-- RECORDS PROVIDED start --

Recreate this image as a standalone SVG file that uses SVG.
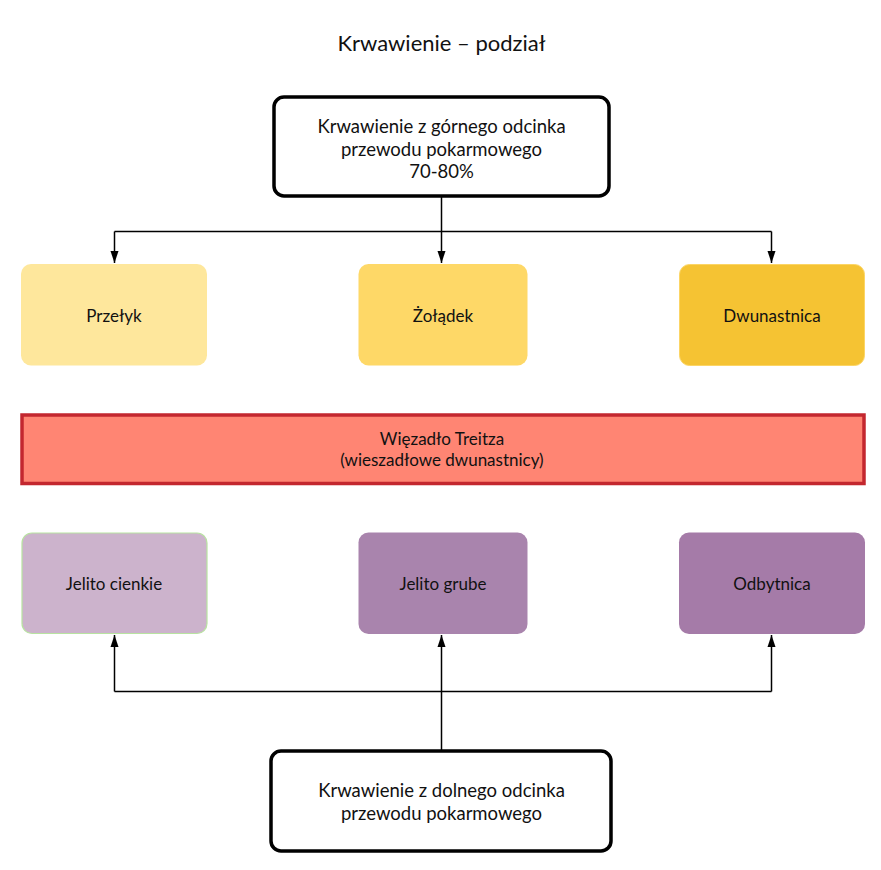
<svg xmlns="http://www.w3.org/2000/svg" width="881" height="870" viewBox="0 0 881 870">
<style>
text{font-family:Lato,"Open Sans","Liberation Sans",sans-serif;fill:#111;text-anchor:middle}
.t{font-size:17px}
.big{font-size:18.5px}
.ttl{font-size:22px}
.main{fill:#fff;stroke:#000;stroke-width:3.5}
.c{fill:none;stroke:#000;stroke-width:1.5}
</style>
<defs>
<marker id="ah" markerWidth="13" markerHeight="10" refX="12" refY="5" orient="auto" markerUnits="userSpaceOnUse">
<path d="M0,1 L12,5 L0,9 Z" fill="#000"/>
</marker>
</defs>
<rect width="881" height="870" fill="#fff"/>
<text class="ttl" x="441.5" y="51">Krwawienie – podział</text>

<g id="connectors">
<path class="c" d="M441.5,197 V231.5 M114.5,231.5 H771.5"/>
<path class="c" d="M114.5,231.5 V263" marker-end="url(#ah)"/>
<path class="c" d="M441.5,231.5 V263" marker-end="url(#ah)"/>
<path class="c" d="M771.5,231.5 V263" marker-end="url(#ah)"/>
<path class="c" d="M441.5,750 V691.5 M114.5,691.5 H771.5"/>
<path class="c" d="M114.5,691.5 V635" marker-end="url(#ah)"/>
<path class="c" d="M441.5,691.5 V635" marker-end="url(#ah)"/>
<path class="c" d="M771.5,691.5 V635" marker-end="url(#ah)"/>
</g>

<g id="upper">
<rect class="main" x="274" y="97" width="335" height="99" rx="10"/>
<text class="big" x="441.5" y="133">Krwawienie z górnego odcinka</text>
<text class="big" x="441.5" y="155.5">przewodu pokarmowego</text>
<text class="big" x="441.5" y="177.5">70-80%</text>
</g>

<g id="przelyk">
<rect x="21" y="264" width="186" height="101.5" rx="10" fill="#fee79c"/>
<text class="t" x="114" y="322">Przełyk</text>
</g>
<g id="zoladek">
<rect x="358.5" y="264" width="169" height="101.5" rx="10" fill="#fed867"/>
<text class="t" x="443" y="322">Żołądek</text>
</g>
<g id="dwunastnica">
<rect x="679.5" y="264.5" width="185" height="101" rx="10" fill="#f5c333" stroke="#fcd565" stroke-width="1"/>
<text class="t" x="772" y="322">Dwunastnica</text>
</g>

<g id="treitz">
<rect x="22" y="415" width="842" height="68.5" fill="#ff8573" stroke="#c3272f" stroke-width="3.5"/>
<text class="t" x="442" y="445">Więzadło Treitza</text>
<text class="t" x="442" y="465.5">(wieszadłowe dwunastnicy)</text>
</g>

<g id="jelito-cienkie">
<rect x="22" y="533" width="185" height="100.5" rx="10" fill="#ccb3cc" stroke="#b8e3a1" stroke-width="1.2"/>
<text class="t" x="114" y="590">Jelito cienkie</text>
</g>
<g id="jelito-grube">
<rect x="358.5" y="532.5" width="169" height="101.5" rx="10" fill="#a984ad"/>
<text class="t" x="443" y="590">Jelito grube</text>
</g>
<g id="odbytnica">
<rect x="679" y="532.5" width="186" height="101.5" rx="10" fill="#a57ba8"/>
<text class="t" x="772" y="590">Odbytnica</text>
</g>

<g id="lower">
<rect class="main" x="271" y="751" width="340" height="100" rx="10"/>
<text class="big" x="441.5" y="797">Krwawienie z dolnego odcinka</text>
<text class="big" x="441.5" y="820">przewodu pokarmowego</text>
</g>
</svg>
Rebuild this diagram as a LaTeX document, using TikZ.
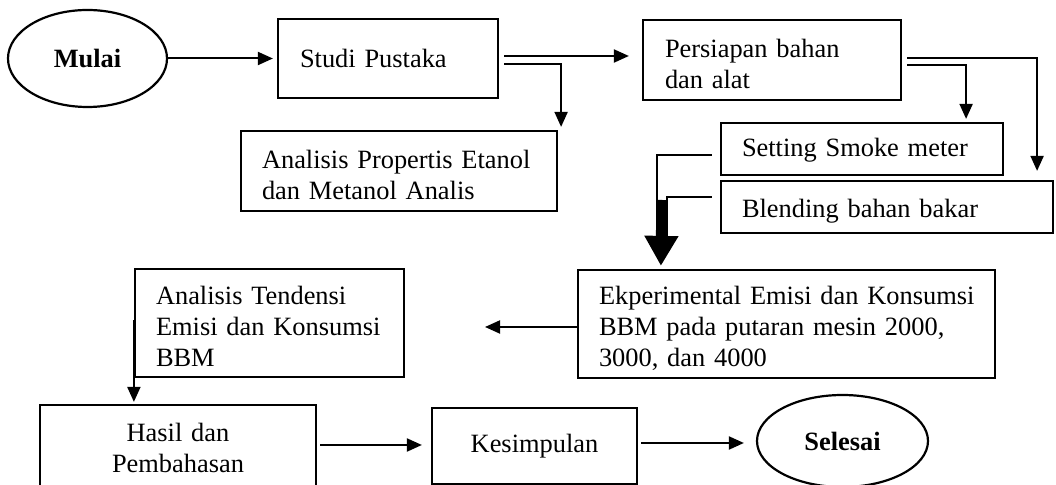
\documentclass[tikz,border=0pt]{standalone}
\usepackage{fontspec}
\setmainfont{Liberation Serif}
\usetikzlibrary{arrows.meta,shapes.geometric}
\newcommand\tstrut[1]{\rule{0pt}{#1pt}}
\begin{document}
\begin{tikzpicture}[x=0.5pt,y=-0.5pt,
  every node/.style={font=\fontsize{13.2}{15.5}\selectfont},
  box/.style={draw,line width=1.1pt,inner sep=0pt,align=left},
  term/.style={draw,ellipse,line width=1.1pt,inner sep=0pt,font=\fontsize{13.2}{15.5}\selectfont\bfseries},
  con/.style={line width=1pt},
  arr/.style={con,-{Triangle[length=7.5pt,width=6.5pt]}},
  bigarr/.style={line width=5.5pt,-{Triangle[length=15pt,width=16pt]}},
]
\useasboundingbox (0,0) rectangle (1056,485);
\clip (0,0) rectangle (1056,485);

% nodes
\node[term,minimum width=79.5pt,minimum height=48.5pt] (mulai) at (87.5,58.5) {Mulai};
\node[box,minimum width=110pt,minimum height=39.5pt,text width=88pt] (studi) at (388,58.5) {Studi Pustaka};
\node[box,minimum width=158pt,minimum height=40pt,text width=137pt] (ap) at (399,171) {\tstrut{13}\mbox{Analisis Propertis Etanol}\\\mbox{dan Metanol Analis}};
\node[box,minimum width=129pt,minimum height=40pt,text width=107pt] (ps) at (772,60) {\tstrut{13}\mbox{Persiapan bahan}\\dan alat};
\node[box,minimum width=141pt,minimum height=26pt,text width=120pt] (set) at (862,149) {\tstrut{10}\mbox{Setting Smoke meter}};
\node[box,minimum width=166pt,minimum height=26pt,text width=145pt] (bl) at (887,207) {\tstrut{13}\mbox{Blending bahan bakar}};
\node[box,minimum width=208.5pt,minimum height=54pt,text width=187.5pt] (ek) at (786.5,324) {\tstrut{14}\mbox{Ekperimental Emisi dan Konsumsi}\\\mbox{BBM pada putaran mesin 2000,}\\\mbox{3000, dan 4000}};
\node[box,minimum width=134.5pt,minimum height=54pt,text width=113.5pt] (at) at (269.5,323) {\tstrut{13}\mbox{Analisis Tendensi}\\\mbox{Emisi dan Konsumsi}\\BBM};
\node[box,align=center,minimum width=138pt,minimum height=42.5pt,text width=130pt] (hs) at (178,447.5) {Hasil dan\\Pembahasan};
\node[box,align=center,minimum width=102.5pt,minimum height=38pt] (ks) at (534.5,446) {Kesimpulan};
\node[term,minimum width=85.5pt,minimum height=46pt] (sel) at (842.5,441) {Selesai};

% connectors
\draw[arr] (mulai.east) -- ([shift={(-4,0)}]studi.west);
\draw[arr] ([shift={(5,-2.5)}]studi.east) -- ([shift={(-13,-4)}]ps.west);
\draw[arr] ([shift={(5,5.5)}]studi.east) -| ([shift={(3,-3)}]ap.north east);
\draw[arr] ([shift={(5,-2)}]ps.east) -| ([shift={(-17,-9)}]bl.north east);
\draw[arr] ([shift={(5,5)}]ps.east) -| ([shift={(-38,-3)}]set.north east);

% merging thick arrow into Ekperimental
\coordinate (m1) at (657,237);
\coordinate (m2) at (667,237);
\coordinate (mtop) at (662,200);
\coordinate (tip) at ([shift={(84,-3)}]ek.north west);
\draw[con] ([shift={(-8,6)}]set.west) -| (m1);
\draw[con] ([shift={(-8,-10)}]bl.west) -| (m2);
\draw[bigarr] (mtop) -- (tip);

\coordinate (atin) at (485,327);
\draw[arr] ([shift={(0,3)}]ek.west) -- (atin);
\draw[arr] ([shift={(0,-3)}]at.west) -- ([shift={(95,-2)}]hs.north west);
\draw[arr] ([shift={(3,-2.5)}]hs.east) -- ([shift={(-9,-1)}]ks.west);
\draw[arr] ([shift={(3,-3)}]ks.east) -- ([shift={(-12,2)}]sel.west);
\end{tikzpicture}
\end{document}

-- RECORDS PROVIDED end --

→ **YOUR INSTRUCTIONS**: Leave out the pictures and give the rest of the records again exactly.

→ **EXPECTED ANSWER**:
Recreate this image as a standalone SVG file that uses SVG.
<svg xmlns="http://www.w3.org/2000/svg" width="881" height="870" viewBox="0 0 881 870">
<style>
text{font-family:Lato,"Open Sans","Liberation Sans",sans-serif;fill:#111;text-anchor:middle}
.t{font-size:17px}
.big{font-size:18.5px}
.ttl{font-size:22px}
.main{fill:#fff;stroke:#000;stroke-width:3.5}
.c{fill:none;stroke:#000;stroke-width:1.5}
</style>
<defs>
<marker id="ah" markerWidth="13" markerHeight="10" refX="12" refY="5" orient="auto" markerUnits="userSpaceOnUse">
<path d="M0,1 L12,5 L0,9 Z" fill="#000"/>
</marker>
</defs>
<rect width="881" height="870" fill="#fff"/>
<text class="ttl" x="441.5" y="51">Krwawienie – podział</text>

<g id="connectors">
<path class="c" d="M441.5,197 V231.5 M114.5,231.5 H771.5"/>
<path class="c" d="M114.5,231.5 V263" marker-end="url(#ah)"/>
<path class="c" d="M441.5,231.5 V263" marker-end="url(#ah)"/>
<path class="c" d="M771.5,231.5 V263" marker-end="url(#ah)"/>
<path class="c" d="M441.5,750 V691.5 M114.5,691.5 H771.5"/>
<path class="c" d="M114.5,691.5 V635" marker-end="url(#ah)"/>
<path class="c" d="M441.5,691.5 V635" marker-end="url(#ah)"/>
<path class="c" d="M771.5,691.5 V635" marker-end="url(#ah)"/>
</g>

<g id="upper">
<rect class="main" x="274" y="97" width="335" height="99" rx="10"/>
<text class="big" x="441.5" y="133">Krwawienie z górnego odcinka</text>
<text class="big" x="441.5" y="155.5">przewodu pokarmowego</text>
<text class="big" x="441.5" y="177.5">70-80%</text>
</g>

<g id="przelyk">
<rect x="21" y="264" width="186" height="101.5" rx="10" fill="#fee79c"/>
<text class="t" x="114" y="322">Przełyk</text>
</g>
<g id="zoladek">
<rect x="358.5" y="264" width="169" height="101.5" rx="10" fill="#fed867"/>
<text class="t" x="443" y="322">Żołądek</text>
</g>
<g id="dwunastnica">
<rect x="679.5" y="264.5" width="185" height="101" rx="10" fill="#f5c333" stroke="#fcd565" stroke-width="1"/>
<text class="t" x="772" y="322">Dwunastnica</text>
</g>

<g id="treitz">
<rect x="22" y="415" width="842" height="68.5" fill="#ff8573" stroke="#c3272f" stroke-width="3.5"/>
<text class="t" x="442" y="445">Więzadło Treitza</text>
<text class="t" x="442" y="465.5">(wieszadłowe dwunastnicy)</text>
</g>

<g id="jelito-cienkie">
<rect x="22" y="533" width="185" height="100.5" rx="10" fill="#ccb3cc" stroke="#b8e3a1" stroke-width="1.2"/>
<text class="t" x="114" y="590">Jelito cienkie</text>
</g>
<g id="jelito-grube">
<rect x="358.5" y="532.5" width="169" height="101.5" rx="10" fill="#a984ad"/>
<text class="t" x="443" y="590">Jelito grube</text>
</g>
<g id="odbytnica">
<rect x="679" y="532.5" width="186" height="101.5" rx="10" fill="#a57ba8"/>
<text class="t" x="772" y="590">Odbytnica</text>
</g>

<g id="lower">
<rect class="main" x="271" y="751" width="340" height="100" rx="10"/>
<text class="big" x="441.5" y="797">Krwawienie z dolnego odcinka</text>
<text class="big" x="441.5" y="820">przewodu pokarmowego</text>
</g>
</svg>
Rebuild this diagram as a LaTeX document, using TikZ.
\documentclass[tikz,border=0pt]{standalone}
\usepackage{fontspec}
\setmainfont{Liberation Serif}
\usetikzlibrary{arrows.meta,shapes.geometric}
\newcommand\tstrut[1]{\rule{0pt}{#1pt}}
\begin{document}
\begin{tikzpicture}[x=0.5pt,y=-0.5pt,
  every node/.style={font=\fontsize{13.2}{15.5}\selectfont},
  box/.style={draw,line width=1.1pt,inner sep=0pt,align=left},
  term/.style={draw,ellipse,line width=1.1pt,inner sep=0pt,font=\fontsize{13.2}{15.5}\selectfont\bfseries},
  con/.style={line width=1pt},
  arr/.style={con,-{Triangle[length=7.5pt,width=6.5pt]}},
  bigarr/.style={line width=5.5pt,-{Triangle[length=15pt,width=16pt]}},
]
\useasboundingbox (0,0) rectangle (1056,485);
\clip (0,0) rectangle (1056,485);

% nodes
\node[term,minimum width=79.5pt,minimum height=48.5pt] (mulai) at (87.5,58.5) {Mulai};
\node[box,minimum width=110pt,minimum height=39.5pt,text width=88pt] (studi) at (388,58.5) {Studi Pustaka};
\node[box,minimum width=158pt,minimum height=40pt,text width=137pt] (ap) at (399,171) {\tstrut{13}\mbox{Analisis Propertis Etanol}\\\mbox{dan Metanol Analis}};
\node[box,minimum width=129pt,minimum height=40pt,text width=107pt] (ps) at (772,60) {\tstrut{13}\mbox{Persiapan bahan}\\dan alat};
\node[box,minimum width=141pt,minimum height=26pt,text width=120pt] (set) at (862,149) {\tstrut{10}\mbox{Setting Smoke meter}};
\node[box,minimum width=166pt,minimum height=26pt,text width=145pt] (bl) at (887,207) {\tstrut{13}\mbox{Blending bahan bakar}};
\node[box,minimum width=208.5pt,minimum height=54pt,text width=187.5pt] (ek) at (786.5,324) {\tstrut{14}\mbox{Ekperimental Emisi dan Konsumsi}\\\mbox{BBM pada putaran mesin 2000,}\\\mbox{3000, dan 4000}};
\node[box,minimum width=134.5pt,minimum height=54pt,text width=113.5pt] (at) at (269.5,323) {\tstrut{13}\mbox{Analisis Tendensi}\\\mbox{Emisi dan Konsumsi}\\BBM};
\node[box,align=center,minimum width=138pt,minimum height=42.5pt,text width=130pt] (hs) at (178,447.5) {Hasil dan\\Pembahasan};
\node[box,align=center,minimum width=102.5pt,minimum height=38pt] (ks) at (534.5,446) {Kesimpulan};
\node[term,minimum width=85.5pt,minimum height=46pt] (sel) at (842.5,441) {Selesai};

% connectors
\draw[arr] (mulai.east) -- ([shift={(-4,0)}]studi.west);
\draw[arr] ([shift={(5,-2.5)}]studi.east) -- ([shift={(-13,-4)}]ps.west);
\draw[arr] ([shift={(5,5.5)}]studi.east) -| ([shift={(3,-3)}]ap.north east);
\draw[arr] ([shift={(5,-2)}]ps.east) -| ([shift={(-17,-9)}]bl.north east);
\draw[arr] ([shift={(5,5)}]ps.east) -| ([shift={(-38,-3)}]set.north east);

% merging thick arrow into Ekperimental
\coordinate (m1) at (657,237);
\coordinate (m2) at (667,237);
\coordinate (mtop) at (662,200);
\coordinate (tip) at ([shift={(84,-3)}]ek.north west);
\draw[con] ([shift={(-8,6)}]set.west) -| (m1);
\draw[con] ([shift={(-8,-10)}]bl.west) -| (m2);
\draw[bigarr] (mtop) -- (tip);

\coordinate (atin) at (485,327);
\draw[arr] ([shift={(0,3)}]ek.west) -- (atin);
\draw[arr] ([shift={(0,-3)}]at.west) -- ([shift={(95,-2)}]hs.north west);
\draw[arr] ([shift={(3,-2.5)}]hs.east) -- ([shift={(-9,-1)}]ks.west);
\draw[arr] ([shift={(3,-3)}]ks.east) -- ([shift={(-12,2)}]sel.west);
\end{tikzpicture}
\end{document}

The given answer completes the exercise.